Records contained in a dataset:
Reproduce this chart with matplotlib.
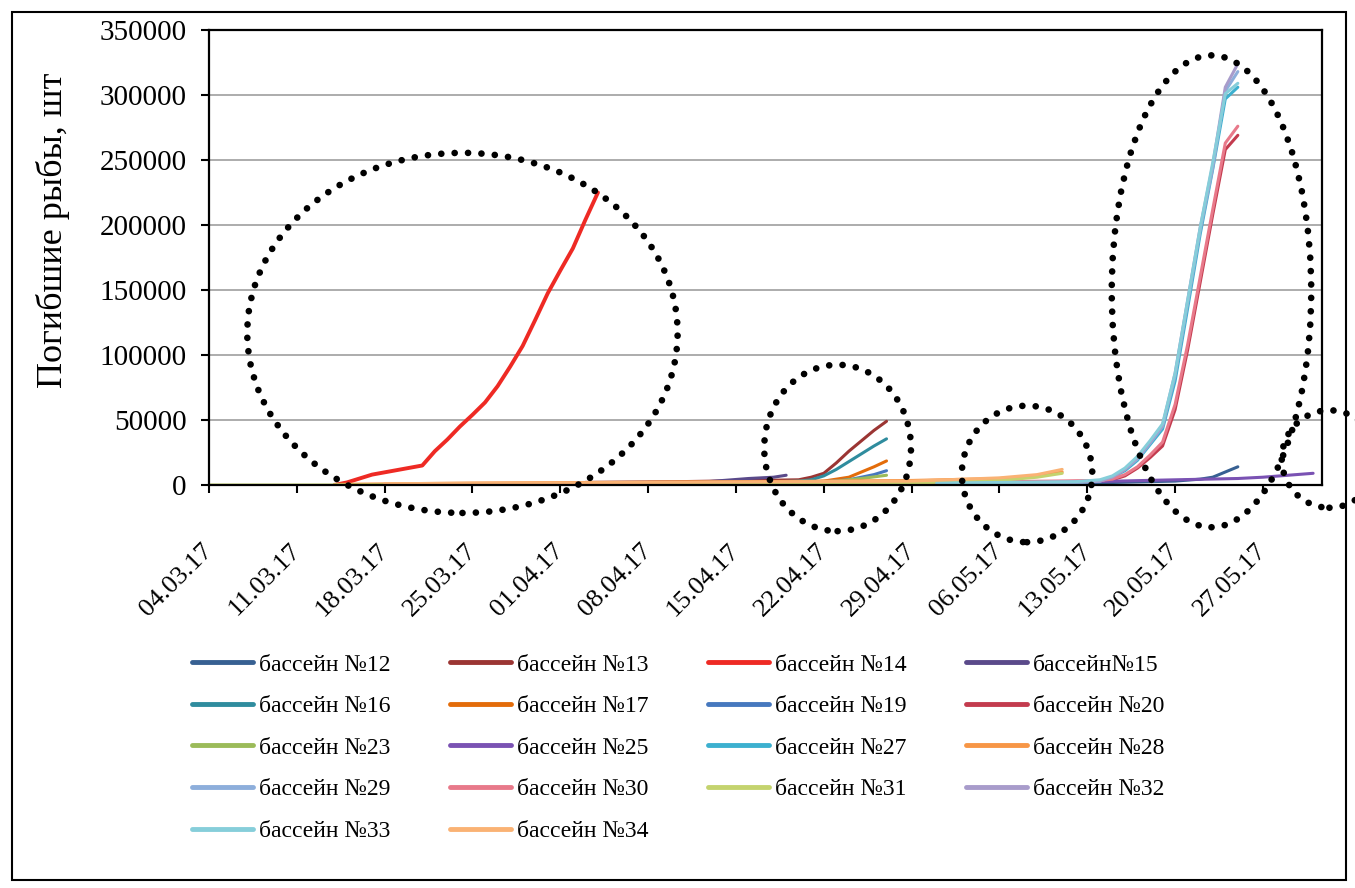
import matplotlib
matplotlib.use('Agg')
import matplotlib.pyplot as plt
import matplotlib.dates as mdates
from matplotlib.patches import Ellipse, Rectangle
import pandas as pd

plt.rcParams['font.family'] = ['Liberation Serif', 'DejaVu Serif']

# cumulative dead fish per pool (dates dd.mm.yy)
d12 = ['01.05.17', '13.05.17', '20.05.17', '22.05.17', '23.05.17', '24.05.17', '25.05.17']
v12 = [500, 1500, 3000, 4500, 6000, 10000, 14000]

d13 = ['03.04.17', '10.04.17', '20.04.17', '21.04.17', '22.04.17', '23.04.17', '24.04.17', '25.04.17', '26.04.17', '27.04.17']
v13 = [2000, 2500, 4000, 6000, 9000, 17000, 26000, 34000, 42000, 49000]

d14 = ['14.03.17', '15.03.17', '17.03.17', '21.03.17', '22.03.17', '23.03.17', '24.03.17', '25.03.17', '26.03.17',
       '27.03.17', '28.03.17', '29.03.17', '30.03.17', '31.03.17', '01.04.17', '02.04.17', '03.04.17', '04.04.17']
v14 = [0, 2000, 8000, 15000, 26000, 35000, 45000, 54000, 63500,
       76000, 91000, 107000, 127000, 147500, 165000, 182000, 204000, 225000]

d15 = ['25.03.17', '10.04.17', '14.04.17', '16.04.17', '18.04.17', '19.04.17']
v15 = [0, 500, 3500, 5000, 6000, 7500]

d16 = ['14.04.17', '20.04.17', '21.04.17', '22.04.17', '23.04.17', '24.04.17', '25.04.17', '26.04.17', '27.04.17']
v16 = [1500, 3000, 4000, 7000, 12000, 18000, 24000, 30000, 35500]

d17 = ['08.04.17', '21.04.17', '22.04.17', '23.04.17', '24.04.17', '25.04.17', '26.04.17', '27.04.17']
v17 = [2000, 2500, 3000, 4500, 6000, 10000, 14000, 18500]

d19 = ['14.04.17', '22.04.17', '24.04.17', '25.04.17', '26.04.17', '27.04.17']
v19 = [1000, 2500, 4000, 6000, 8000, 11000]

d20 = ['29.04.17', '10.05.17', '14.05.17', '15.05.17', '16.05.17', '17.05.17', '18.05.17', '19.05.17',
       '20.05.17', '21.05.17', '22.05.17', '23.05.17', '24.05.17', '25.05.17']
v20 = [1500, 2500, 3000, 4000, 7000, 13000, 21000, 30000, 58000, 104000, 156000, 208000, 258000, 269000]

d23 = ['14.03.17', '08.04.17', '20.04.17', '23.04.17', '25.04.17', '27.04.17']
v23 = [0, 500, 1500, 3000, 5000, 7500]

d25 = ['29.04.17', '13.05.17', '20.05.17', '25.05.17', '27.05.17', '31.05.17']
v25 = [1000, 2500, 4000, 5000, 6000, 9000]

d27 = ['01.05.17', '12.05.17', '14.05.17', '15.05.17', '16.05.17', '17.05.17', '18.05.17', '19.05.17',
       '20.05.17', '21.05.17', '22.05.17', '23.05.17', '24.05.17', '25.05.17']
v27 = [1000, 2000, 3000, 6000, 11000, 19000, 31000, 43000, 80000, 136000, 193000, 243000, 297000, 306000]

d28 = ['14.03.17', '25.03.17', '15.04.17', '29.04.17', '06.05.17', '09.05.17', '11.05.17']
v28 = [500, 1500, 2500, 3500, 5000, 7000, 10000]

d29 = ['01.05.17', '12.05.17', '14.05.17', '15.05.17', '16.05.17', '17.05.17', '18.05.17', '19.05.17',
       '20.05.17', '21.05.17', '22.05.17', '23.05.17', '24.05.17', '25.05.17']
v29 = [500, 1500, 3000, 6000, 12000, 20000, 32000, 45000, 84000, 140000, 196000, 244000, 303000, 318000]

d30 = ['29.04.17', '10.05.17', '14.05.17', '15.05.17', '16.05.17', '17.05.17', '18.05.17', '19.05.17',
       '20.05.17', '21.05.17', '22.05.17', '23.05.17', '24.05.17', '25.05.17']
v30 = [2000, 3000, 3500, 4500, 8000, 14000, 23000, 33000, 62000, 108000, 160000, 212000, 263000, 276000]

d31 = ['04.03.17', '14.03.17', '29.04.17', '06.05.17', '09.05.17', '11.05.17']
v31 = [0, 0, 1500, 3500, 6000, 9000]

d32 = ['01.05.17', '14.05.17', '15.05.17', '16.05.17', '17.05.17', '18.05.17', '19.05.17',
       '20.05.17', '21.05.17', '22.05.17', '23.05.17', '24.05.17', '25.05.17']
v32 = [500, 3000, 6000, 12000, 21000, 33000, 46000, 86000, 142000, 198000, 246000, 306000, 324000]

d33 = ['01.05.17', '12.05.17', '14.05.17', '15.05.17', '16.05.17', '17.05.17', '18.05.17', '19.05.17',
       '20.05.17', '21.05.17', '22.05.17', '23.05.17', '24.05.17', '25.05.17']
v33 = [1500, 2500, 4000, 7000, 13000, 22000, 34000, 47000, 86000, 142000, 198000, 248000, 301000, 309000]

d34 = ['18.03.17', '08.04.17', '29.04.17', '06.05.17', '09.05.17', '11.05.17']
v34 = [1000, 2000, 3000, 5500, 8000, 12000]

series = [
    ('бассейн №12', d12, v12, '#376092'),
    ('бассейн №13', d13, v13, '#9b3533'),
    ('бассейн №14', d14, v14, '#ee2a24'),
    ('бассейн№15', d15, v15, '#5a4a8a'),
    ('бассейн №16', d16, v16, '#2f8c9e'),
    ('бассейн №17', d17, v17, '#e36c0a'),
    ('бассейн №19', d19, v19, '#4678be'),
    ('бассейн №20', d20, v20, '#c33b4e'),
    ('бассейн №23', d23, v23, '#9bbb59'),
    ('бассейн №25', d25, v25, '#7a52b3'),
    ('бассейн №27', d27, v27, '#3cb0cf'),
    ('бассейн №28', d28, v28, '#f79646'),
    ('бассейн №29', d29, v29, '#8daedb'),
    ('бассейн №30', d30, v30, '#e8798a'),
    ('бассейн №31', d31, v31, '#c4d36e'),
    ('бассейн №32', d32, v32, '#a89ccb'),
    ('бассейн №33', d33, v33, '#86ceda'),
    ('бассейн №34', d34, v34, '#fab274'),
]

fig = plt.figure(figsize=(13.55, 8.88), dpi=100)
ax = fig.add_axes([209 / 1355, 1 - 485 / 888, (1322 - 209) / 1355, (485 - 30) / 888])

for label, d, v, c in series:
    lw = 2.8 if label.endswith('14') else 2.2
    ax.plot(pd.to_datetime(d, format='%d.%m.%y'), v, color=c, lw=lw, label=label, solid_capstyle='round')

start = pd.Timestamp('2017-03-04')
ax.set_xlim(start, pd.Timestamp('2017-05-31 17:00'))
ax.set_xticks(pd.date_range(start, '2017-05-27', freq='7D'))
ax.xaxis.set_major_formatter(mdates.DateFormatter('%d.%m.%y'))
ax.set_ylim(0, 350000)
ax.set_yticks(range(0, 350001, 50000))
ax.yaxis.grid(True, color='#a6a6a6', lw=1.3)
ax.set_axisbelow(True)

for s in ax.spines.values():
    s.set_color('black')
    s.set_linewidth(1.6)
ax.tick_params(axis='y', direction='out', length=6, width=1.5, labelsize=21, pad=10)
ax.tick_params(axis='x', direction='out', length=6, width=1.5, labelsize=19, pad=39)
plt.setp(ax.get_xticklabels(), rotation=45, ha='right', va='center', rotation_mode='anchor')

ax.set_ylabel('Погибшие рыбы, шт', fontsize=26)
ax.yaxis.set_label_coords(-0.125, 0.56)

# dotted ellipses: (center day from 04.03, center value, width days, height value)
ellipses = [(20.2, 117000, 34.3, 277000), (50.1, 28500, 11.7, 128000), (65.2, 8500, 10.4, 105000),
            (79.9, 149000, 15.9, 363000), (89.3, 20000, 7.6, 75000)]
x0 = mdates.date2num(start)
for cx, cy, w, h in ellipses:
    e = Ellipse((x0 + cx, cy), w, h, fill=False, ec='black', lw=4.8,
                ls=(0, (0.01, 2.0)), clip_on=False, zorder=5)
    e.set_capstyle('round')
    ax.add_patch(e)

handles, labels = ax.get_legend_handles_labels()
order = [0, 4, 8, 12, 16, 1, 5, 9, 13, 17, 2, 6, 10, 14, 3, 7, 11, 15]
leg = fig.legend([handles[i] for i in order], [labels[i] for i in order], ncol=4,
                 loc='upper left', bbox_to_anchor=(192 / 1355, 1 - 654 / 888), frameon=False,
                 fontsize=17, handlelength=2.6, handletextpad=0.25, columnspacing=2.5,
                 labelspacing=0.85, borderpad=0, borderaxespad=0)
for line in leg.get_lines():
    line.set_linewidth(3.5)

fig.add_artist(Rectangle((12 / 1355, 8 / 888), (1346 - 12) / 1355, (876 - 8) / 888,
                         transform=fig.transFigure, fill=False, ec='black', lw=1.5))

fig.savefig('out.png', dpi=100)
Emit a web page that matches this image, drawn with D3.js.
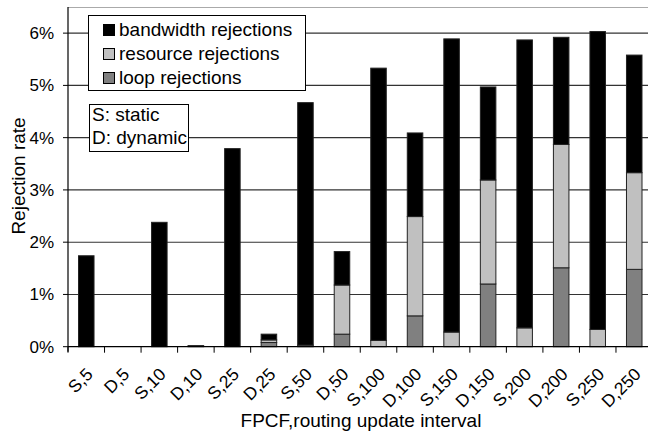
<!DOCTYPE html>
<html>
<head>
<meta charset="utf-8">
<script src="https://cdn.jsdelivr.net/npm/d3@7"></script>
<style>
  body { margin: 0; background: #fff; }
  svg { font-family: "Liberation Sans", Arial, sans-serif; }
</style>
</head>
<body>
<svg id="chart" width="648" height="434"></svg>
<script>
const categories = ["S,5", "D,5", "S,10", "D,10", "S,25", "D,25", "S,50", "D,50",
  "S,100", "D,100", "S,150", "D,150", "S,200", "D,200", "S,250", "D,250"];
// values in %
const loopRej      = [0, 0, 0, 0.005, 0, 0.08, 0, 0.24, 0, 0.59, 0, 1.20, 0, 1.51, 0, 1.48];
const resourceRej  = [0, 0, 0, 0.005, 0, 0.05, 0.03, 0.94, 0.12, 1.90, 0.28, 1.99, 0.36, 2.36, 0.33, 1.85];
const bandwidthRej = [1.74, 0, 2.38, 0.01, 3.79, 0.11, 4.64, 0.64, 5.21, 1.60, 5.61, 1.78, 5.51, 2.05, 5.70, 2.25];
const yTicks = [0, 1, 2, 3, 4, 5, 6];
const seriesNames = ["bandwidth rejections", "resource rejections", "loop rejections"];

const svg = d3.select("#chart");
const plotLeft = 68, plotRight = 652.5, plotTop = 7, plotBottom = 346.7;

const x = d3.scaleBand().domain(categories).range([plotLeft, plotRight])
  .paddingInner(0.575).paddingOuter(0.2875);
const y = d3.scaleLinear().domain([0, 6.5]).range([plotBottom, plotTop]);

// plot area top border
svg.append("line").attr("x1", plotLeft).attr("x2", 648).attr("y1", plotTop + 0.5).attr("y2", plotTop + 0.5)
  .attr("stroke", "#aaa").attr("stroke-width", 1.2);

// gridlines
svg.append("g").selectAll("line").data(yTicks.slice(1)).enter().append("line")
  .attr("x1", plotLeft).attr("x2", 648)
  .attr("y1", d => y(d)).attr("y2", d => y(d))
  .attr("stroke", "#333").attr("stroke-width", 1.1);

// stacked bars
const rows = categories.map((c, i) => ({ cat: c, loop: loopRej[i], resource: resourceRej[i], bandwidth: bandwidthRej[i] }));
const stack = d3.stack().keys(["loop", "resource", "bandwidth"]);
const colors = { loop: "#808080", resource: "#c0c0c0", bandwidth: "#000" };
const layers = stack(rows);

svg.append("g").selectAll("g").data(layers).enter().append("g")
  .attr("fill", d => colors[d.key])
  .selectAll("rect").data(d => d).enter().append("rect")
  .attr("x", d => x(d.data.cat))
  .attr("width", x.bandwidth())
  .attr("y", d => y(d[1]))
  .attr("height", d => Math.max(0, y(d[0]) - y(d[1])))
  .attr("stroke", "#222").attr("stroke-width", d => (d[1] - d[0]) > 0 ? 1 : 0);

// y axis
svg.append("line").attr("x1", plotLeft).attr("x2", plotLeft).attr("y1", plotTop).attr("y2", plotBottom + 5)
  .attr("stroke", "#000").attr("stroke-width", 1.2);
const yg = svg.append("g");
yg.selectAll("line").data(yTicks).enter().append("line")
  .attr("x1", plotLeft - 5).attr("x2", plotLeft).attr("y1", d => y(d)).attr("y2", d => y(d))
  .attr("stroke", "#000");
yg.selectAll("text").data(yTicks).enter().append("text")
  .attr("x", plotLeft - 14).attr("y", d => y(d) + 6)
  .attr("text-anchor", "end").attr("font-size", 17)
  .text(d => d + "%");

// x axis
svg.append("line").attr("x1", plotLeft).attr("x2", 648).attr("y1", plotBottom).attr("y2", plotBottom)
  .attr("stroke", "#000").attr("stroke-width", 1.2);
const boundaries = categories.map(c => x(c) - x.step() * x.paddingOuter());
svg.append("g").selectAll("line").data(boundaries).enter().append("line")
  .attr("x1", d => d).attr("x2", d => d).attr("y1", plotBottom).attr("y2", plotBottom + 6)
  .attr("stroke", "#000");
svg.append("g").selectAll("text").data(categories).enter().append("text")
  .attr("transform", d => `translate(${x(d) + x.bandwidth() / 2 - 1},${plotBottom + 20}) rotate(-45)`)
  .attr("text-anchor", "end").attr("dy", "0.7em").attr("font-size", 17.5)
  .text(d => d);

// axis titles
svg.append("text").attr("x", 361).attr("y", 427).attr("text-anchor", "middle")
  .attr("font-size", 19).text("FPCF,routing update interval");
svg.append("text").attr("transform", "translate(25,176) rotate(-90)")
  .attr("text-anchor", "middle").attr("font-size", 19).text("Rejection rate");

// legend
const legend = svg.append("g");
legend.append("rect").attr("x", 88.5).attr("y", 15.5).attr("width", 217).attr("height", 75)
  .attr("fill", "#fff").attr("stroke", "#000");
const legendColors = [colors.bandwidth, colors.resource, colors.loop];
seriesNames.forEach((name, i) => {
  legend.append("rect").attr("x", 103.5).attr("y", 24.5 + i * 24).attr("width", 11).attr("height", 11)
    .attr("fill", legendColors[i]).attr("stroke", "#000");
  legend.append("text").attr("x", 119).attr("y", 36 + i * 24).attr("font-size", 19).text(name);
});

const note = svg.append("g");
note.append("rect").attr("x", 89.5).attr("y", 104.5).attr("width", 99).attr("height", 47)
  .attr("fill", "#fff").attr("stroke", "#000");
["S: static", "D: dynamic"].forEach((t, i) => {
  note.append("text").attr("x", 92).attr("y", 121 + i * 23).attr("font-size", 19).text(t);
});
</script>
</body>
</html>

• **EXERCISE TASK**: Repeat the listing above exactly from its first line to the line containing "v17 = [2000, 2500, 3000, 4500, 6000, 10000, 14000, 18500]", both included, and omit the pictures.

• **TASK ANSWER**:
Reproduce this chart with matplotlib.
import matplotlib
matplotlib.use('Agg')
import matplotlib.pyplot as plt
import matplotlib.dates as mdates
from matplotlib.patches import Ellipse, Rectangle
import pandas as pd

plt.rcParams['font.family'] = ['Liberation Serif', 'DejaVu Serif']

# cumulative dead fish per pool (dates dd.mm.yy)
d12 = ['01.05.17', '13.05.17', '20.05.17', '22.05.17', '23.05.17', '24.05.17', '25.05.17']
v12 = [500, 1500, 3000, 4500, 6000, 10000, 14000]

d13 = ['03.04.17', '10.04.17', '20.04.17', '21.04.17', '22.04.17', '23.04.17', '24.04.17', '25.04.17', '26.04.17', '27.04.17']
v13 = [2000, 2500, 4000, 6000, 9000, 17000, 26000, 34000, 42000, 49000]

d14 = ['14.03.17', '15.03.17', '17.03.17', '21.03.17', '22.03.17', '23.03.17', '24.03.17', '25.03.17', '26.03.17',
       '27.03.17', '28.03.17', '29.03.17', '30.03.17', '31.03.17', '01.04.17', '02.04.17', '03.04.17', '04.04.17']
v14 = [0, 2000, 8000, 15000, 26000, 35000, 45000, 54000, 63500,
       76000, 91000, 107000, 127000, 147500, 165000, 182000, 204000, 225000]

d15 = ['25.03.17', '10.04.17', '14.04.17', '16.04.17', '18.04.17', '19.04.17']
v15 = [0, 500, 3500, 5000, 6000, 7500]

d16 = ['14.04.17', '20.04.17', '21.04.17', '22.04.17', '23.04.17', '24.04.17', '25.04.17', '26.04.17', '27.04.17']
v16 = [1500, 3000, 4000, 7000, 12000, 18000, 24000, 30000, 35500]

d17 = ['08.04.17', '21.04.17', '22.04.17', '23.04.17', '24.04.17', '25.04.17', '26.04.17', '27.04.17']
v17 = [2000, 2500, 3000, 4500, 6000, 10000, 14000, 18500]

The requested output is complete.